= Reality Sandwiches =

Book by Allen Ginsberg

First edition

Reality Sandwiches is a book of poetry by Allen Ginsberg published by City Lights Publishers in 1963. The title comes from one of the included poems, "On Burroughs' Work": "A naked lunch is natural to us,/we eat reality sandwiches." The book is dedicated to friend and fellow Beat poet Gregory Corso. Despite Ginsberg's feeling that this collection was not his most significant, the poems still represent Ginsberg at a peak period of his craft.
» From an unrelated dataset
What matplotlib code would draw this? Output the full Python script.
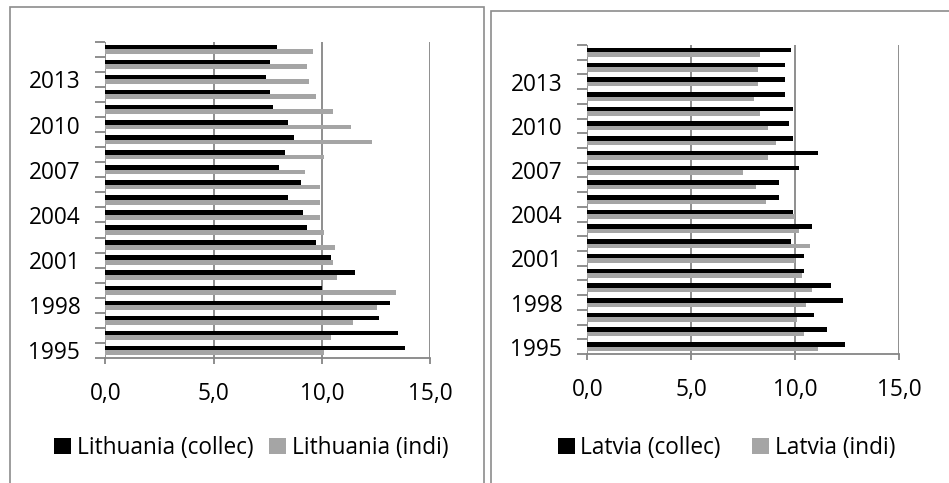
import matplotlib
matplotlib.use("Agg")
import matplotlib.pyplot as plt
from matplotlib.patches import Rectangle
import numpy as np

years = list(range(1995, 2016))
lt_collec = [13.84, 13.54, 12.63, 13.14, 10.02, 11.53, 10.43, 9.72, 9.32, 9.12,
             8.43, 9.03, 8.01, 8.32, 8.72, 8.43, 7.73, 7.63, 7.41, 7.63, 7.92]
lt_indi = [10.12, 10.43, 11.42, 12.53, 13.44, 10.72, 10.51, 10.62, 10.12, 9.92,
           9.92, 9.92, 9.21, 10.12, 12.33, 11.34, 10.51, 9.72, 9.43, 9.32, 9.61]
lv_collec = [12.40, 11.51, 10.90, 12.31, 11.70, 10.40, 10.40, 9.79, 10.80, 9.90,
             9.20, 9.20, 10.19, 11.11, 9.90, 9.70, 9.90, 9.50, 9.50, 9.50, 9.79]
lv_indi = [11.11, 10.40, 10.10, 10.50, 10.80, 10.30, 10.00, 10.71, 10.19, 10.00,
           8.59, 8.09, 7.48, 8.69, 9.09, 8.69, 8.30, 8.00, 8.21, 8.21, 8.30]
x_ticks = [0, 5, 10, 15]
x_labels = ["0,0", "5,0", "10,0", "15,0"]

FONT = "Open Sans"
plt.rcParams['font.family'] = [FONT, 'DejaVu Sans']
FS = 16.3
GRID = "#868686"
GRAYBAR = "#a5a5a5"
W, H = 949, 483
fig = plt.figure(figsize=(W / 100, H / 100), dpi=100)

def fx(px):
    return px / W

def fy(py):
    return 1 - py / H

# panel borders
fig.patches.append(Rectangle((fx(9.5), fy(520)), fx(483.5) - fx(9.5), fy(6.5) - fy(520),
                             transform=fig.transFigure, fill=False, ec="#8c8c8c", lw=1.2))
fig.patches.append(Rectangle((fx(490.5), fy(520)), fx(1000) - fx(490.5), fy(10.5) - fy(520),
                             transform=fig.transFigure, fill=False, ec="#8c8c8c", lw=1.2))

def panel(rect, collec, indi, lab_c, lab_i, legend_center, colsp):
    ax = fig.add_axes(rect)
    y = np.arange(len(years))
    h = 0.31
    ax.barh(y + h / 2, collec, height=h, color="black", label=lab_c, zorder=3)
    ax.barh(y - h / 2, indi, height=h, color=GRAYBAR, label=lab_i, zorder=2)
    ax.set_xlim(0, 15)
    ax.set_ylim(-0.5, len(years) - 0.5)
    for s in ["top", "right"]:
        ax.spines[s].set_visible(False)
    ax.spines["left"].set_visible(False)
    ax.spines["bottom"].set_color(GRID)
    ax.spines["bottom"].set_linewidth(1.3)
    for v in x_ticks:
        ax.axvline(v, color=GRID, lw=1.3, zorder=1)
    ax.set_xticks(x_ticks)
    ax.set_xticklabels(x_labels, fontsize=FS)
    ax.tick_params(axis="x", length=4, width=1.3, color=GRID, pad=13)
    yt = y[::3]
    ax.set_yticks(yt)
    ax.set_yticklabels([str(years[i]) for i in yt], fontsize=FS)
    ax.set_yticks(np.arange(-0.5, len(years), 1.0), minor=True)
    ax.tick_params(axis="y", which="major", length=0, pad=18)
    ax.tick_params(axis="y", which="minor", length=7, width=1.3, color=GRID)
    ax.legend(loc="center", bbox_to_anchor=legend_center, bbox_transform=fig.transFigure,
              ncol=2, frameon=False, fontsize=FS, handlelength=0.75, handleheight=0.65,
              handletextpad=0.25, columnspacing=colsp, borderpad=0)
    return ax

panel([fx(105.3), fy(358), fx(430) - fx(105.3), fy(41.7) - fy(358)],
      lt_collec, lt_indi, "Lithuania (collec)", "Lithuania (indi)", (fx(251), fy(448)), 0.7)
panel([fx(587.3), fy(354), fx(899.3) - fx(587.3), fy(45) - fy(354)],
      lv_collec, lv_indi, "Latvia (collec)", "Latvia (indi)", (fx(726.5), fy(448)), 1.4)

fig.savefig("out.png", dpi=100)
Poems in this collection include:
- "My Alba"
- "The Green Automobile"
- "Siesta in Xbalba"
- "On Burroughs' Work"
- "Love Poem on Theme by Whitman"
- "Malest Cornifici Tuo Catullo"
- "Dream Record: June 8, 1955"
- "A Strange New Cottage in Berkeley"
- "My Sad Self"
- "I Beg You Come Back & Be Cheerful"
- "To An Old Poet In Peru"
- "Aether"

==Selected works==

==="On Burroughs' Work"===
According to legend, while Ginsberg and Jack Kerouac were editing Naked Lunch by William S. Burroughs, Kerouac suggested the title; when Ginsberg asked what it meant, Kerouac said they'd figure it out later. This is perhaps an attempt at understanding. It is unusual for a Ginsberg poem because it is so overtly metaphorical. This is likely a purposeful deviation from his normal style since he, for example, ironically calls symbolic language and allegories useless "dressing" and "lettuce." The style overall suggests a parody of formal poetry. He uses allegories and near-rhymes: "those" and "Rose"; "us" and "lettuce"; "visions" and "prisons," and so on. The form would be considered an imperfect ballad stanza, with the first and third lines in each stanza being nearly an iambic tetrameter and the first and third lines being nearly iambic trimeter. This is a traditional form used, for example, by William Wordsworth. The mistakes in the meter are likely purposeful; Ginsberg's early poetry suggests that he was fully capable of writing metered poetry. But this is perhaps not only an homage to Burroughs but an homage to Ginsberg's mentor William Carlos Williams. Williams encouraged Ginsberg to break away from meter and focus only the object with no "symbolic dressing."

==="Dream Record: June 8, 1955"===
An account of a dream about an encounter with the apparition of Joan Vollmer who was shot to death when her husband, William S. Burroughs, in a drunken stupor, decided to play William Tell with a shot glass. Ginsberg had been in Mexico City visiting the couple only a short time before the shooting. He says at the beginning of the poem that he has returned to Mexico City. There he encounters Joan, and they talk about their friends: Jack Kerouac, Herbert Huncke, and someone named Kenney. Then, when Ginsberg realizes it is a dream and that Joan is dead, he asks more profound questions: "what kind of knowledge have the dead? can you still love your mortal acquaintances? what do you remember of us?" Ginsberg then sees a grave. This paratactical shift, according to Ginsberg, was a major breakthrough. This breakthrough was integral in the development of what he would call his "ellipse" technique or the "eyeball kick." Ginsberg's study of haiku, Ezra Pound, Paul Cézanne, and the poetry of the Surrealists was also important in the development of this technique, but Ginsberg often pointed to "Dream Record" as a breakthrough poem. This was also the poem that Ginsberg sent to Kenneth Rexroth which Rexroth hated because he said it was too stilted. Rexroth told Ginsberg he should free up his voice, write from his heart. Soon after that Ginsberg wrote Howl. Howl shows the effects of his earlier breakthrough: the "eyeball kick," for example, is employed throughout the poem.

==="To An Old Poet In Peru"===
Allen Ginsberg was travelling in South America in 1960 with Lawrence Ferlinghetti. After being in Chile and Bolivia, he arrived alone to Peru, approximately in May. He spent some weeks camping near to Machu Picchu. Then in Lima he knew the Peruvian poet Martín Adán who was living in the Hotel El Comercio where Ginsberg rented a room. During those days he wrote some poems of Reality Sandwiches, like the long "To An Old Poet In Peru" that has three parts: the one that named the poem, "Die Greatly In Thy Solitude" and "The Dazzling Intelligence". The poem describes a closer relationship and fine sympathy between the two poets. The poem was translated to Spanish by the Peruvian poet Antonio Cisneros and published on the # 7 of the Amaru magazine on 1968.